● Source excerpt:
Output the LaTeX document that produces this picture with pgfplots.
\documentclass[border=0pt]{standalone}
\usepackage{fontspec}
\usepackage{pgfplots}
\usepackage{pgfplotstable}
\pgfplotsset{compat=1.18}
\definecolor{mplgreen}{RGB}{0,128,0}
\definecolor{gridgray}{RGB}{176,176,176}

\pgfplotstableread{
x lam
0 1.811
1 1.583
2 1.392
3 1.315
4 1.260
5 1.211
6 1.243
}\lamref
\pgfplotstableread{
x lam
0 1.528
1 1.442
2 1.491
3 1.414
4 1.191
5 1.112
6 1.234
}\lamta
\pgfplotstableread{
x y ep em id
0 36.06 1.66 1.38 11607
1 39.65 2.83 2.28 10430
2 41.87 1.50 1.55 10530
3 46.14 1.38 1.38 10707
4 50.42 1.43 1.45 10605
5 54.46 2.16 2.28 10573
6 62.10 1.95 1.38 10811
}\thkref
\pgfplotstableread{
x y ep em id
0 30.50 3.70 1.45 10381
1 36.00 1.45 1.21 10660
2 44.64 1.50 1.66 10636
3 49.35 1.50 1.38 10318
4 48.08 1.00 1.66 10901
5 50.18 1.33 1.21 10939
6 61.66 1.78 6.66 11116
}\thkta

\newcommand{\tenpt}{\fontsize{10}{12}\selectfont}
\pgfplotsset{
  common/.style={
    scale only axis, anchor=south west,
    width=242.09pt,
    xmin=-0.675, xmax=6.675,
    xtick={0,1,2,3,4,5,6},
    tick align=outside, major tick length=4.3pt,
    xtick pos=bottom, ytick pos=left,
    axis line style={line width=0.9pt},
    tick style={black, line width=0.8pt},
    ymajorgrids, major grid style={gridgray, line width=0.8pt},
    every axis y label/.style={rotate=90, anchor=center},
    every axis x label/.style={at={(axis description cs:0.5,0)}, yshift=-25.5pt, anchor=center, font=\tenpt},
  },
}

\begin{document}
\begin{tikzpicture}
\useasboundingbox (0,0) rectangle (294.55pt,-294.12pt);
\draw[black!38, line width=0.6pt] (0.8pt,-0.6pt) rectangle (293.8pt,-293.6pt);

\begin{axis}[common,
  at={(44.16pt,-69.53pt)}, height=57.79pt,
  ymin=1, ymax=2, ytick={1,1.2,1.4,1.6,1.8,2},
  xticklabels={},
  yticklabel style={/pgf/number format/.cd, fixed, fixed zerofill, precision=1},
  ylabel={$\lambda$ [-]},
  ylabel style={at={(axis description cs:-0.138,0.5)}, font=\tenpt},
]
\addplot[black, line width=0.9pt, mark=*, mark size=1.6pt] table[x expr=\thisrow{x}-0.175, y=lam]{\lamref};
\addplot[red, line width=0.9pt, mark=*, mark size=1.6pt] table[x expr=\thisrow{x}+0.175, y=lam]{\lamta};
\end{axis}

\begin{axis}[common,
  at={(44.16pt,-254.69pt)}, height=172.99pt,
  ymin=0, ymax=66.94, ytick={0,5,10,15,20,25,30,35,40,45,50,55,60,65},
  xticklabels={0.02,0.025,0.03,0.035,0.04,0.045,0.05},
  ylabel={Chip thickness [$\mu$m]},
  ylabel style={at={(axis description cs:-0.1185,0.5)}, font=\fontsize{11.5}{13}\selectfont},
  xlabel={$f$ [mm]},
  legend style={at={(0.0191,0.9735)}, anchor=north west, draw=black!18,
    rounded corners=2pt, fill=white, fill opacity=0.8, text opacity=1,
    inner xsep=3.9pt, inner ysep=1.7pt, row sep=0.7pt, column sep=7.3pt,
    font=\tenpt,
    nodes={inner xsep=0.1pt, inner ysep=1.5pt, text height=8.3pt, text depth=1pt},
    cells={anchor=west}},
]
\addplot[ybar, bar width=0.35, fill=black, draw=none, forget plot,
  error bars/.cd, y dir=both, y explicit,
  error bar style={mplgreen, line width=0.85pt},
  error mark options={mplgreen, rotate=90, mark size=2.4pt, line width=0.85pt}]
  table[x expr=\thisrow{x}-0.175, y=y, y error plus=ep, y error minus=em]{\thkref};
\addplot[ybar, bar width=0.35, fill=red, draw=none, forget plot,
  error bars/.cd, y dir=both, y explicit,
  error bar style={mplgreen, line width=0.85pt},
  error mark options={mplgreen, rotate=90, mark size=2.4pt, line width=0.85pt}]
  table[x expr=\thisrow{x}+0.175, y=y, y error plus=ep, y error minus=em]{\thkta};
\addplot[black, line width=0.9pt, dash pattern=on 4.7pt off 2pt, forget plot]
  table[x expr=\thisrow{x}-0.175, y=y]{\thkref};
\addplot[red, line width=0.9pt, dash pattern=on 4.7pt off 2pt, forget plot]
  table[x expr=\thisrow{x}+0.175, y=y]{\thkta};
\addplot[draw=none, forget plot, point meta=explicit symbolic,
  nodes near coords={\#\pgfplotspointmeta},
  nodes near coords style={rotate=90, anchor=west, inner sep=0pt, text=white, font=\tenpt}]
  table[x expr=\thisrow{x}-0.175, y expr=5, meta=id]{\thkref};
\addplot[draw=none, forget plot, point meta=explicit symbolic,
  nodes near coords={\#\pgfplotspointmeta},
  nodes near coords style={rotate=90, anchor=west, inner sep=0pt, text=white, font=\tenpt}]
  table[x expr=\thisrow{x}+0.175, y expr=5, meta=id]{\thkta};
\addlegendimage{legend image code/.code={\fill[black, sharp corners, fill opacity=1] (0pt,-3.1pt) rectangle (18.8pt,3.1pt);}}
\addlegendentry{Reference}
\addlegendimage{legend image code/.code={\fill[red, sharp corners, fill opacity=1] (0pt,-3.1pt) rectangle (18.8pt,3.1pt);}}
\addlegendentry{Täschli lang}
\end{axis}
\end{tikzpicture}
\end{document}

● Required work: Write out the material exactly as given.

● Reply to the task:
Output the LaTeX document that produces this picture with pgfplots.
\documentclass[border=0pt]{standalone}
\usepackage{fontspec}
\usepackage{pgfplots}
\usepackage{pgfplotstable}
\pgfplotsset{compat=1.18}
\definecolor{mplgreen}{RGB}{0,128,0}
\definecolor{gridgray}{RGB}{176,176,176}

\pgfplotstableread{
x lam
0 1.811
1 1.583
2 1.392
3 1.315
4 1.260
5 1.211
6 1.243
}\lamref
\pgfplotstableread{
x lam
0 1.528
1 1.442
2 1.491
3 1.414
4 1.191
5 1.112
6 1.234
}\lamta
\pgfplotstableread{
x y ep em id
0 36.06 1.66 1.38 11607
1 39.65 2.83 2.28 10430
2 41.87 1.50 1.55 10530
3 46.14 1.38 1.38 10707
4 50.42 1.43 1.45 10605
5 54.46 2.16 2.28 10573
6 62.10 1.95 1.38 10811
}\thkref
\pgfplotstableread{
x y ep em id
0 30.50 3.70 1.45 10381
1 36.00 1.45 1.21 10660
2 44.64 1.50 1.66 10636
3 49.35 1.50 1.38 10318
4 48.08 1.00 1.66 10901
5 50.18 1.33 1.21 10939
6 61.66 1.78 6.66 11116
}\thkta

\newcommand{\tenpt}{\fontsize{10}{12}\selectfont}
\pgfplotsset{
  common/.style={
    scale only axis, anchor=south west,
    width=242.09pt,
    xmin=-0.675, xmax=6.675,
    xtick={0,1,2,3,4,5,6},
    tick align=outside, major tick length=4.3pt,
    xtick pos=bottom, ytick pos=left,
    axis line style={line width=0.9pt},
    tick style={black, line width=0.8pt},
    ymajorgrids, major grid style={gridgray, line width=0.8pt},
    every axis y label/.style={rotate=90, anchor=center},
    every axis x label/.style={at={(axis description cs:0.5,0)}, yshift=-25.5pt, anchor=center, font=\tenpt},
  },
}

\begin{document}
\begin{tikzpicture}
\useasboundingbox (0,0) rectangle (294.55pt,-294.12pt);
\draw[black!38, line width=0.6pt] (0.8pt,-0.6pt) rectangle (293.8pt,-293.6pt);

\begin{axis}[common,
  at={(44.16pt,-69.53pt)}, height=57.79pt,
  ymin=1, ymax=2, ytick={1,1.2,1.4,1.6,1.8,2},
  xticklabels={},
  yticklabel style={/pgf/number format/.cd, fixed, fixed zerofill, precision=1},
  ylabel={$\lambda$ [-]},
  ylabel style={at={(axis description cs:-0.138,0.5)}, font=\tenpt},
]
\addplot[black, line width=0.9pt, mark=*, mark size=1.6pt] table[x expr=\thisrow{x}-0.175, y=lam]{\lamref};
\addplot[red, line width=0.9pt, mark=*, mark size=1.6pt] table[x expr=\thisrow{x}+0.175, y=lam]{\lamta};
\end{axis}

\begin{axis}[common,
  at={(44.16pt,-254.69pt)}, height=172.99pt,
  ymin=0, ymax=66.94, ytick={0,5,10,15,20,25,30,35,40,45,50,55,60,65},
  xticklabels={0.02,0.025,0.03,0.035,0.04,0.045,0.05},
  ylabel={Chip thickness [$\mu$m]},
  ylabel style={at={(axis description cs:-0.1185,0.5)}, font=\fontsize{11.5}{13}\selectfont},
  xlabel={$f$ [mm]},
  legend style={at={(0.0191,0.9735)}, anchor=north west, draw=black!18,
    rounded corners=2pt, fill=white, fill opacity=0.8, text opacity=1,
    inner xsep=3.9pt, inner ysep=1.7pt, row sep=0.7pt, column sep=7.3pt,
    font=\tenpt,
    nodes={inner xsep=0.1pt, inner ysep=1.5pt, text height=8.3pt, text depth=1pt},
    cells={anchor=west}},
]
\addplot[ybar, bar width=0.35, fill=black, draw=none, forget plot,
  error bars/.cd, y dir=both, y explicit,
  error bar style={mplgreen, line width=0.85pt},
  error mark options={mplgreen, rotate=90, mark size=2.4pt, line width=0.85pt}]
  table[x expr=\thisrow{x}-0.175, y=y, y error plus=ep, y error minus=em]{\thkref};
\addplot[ybar, bar width=0.35, fill=red, draw=none, forget plot,
  error bars/.cd, y dir=both, y explicit,
  error bar style={mplgreen, line width=0.85pt},
  error mark options={mplgreen, rotate=90, mark size=2.4pt, line width=0.85pt}]
  table[x expr=\thisrow{x}+0.175, y=y, y error plus=ep, y error minus=em]{\thkta};
\addplot[black, line width=0.9pt, dash pattern=on 4.7pt off 2pt, forget plot]
  table[x expr=\thisrow{x}-0.175, y=y]{\thkref};
\addplot[red, line width=0.9pt, dash pattern=on 4.7pt off 2pt, forget plot]
  table[x expr=\thisrow{x}+0.175, y=y]{\thkta};
\addplot[draw=none, forget plot, point meta=explicit symbolic,
  nodes near coords={\#\pgfplotspointmeta},
  nodes near coords style={rotate=90, anchor=west, inner sep=0pt, text=white, font=\tenpt}]
  table[x expr=\thisrow{x}-0.175, y expr=5, meta=id]{\thkref};
\addplot[draw=none, forget plot, point meta=explicit symbolic,
  nodes near coords={\#\pgfplotspointmeta},
  nodes near coords style={rotate=90, anchor=west, inner sep=0pt, text=white, font=\tenpt}]
  table[x expr=\thisrow{x}+0.175, y expr=5, meta=id]{\thkta};
\addlegendimage{legend image code/.code={\fill[black, sharp corners, fill opacity=1] (0pt,-3.1pt) rectangle (18.8pt,3.1pt);}}
\addlegendentry{Reference}
\addlegendimage{legend image code/.code={\fill[red, sharp corners, fill opacity=1] (0pt,-3.1pt) rectangle (18.8pt,3.1pt);}}
\addlegendentry{Täschli lang}
\end{axis}
\end{tikzpicture}
\end{document}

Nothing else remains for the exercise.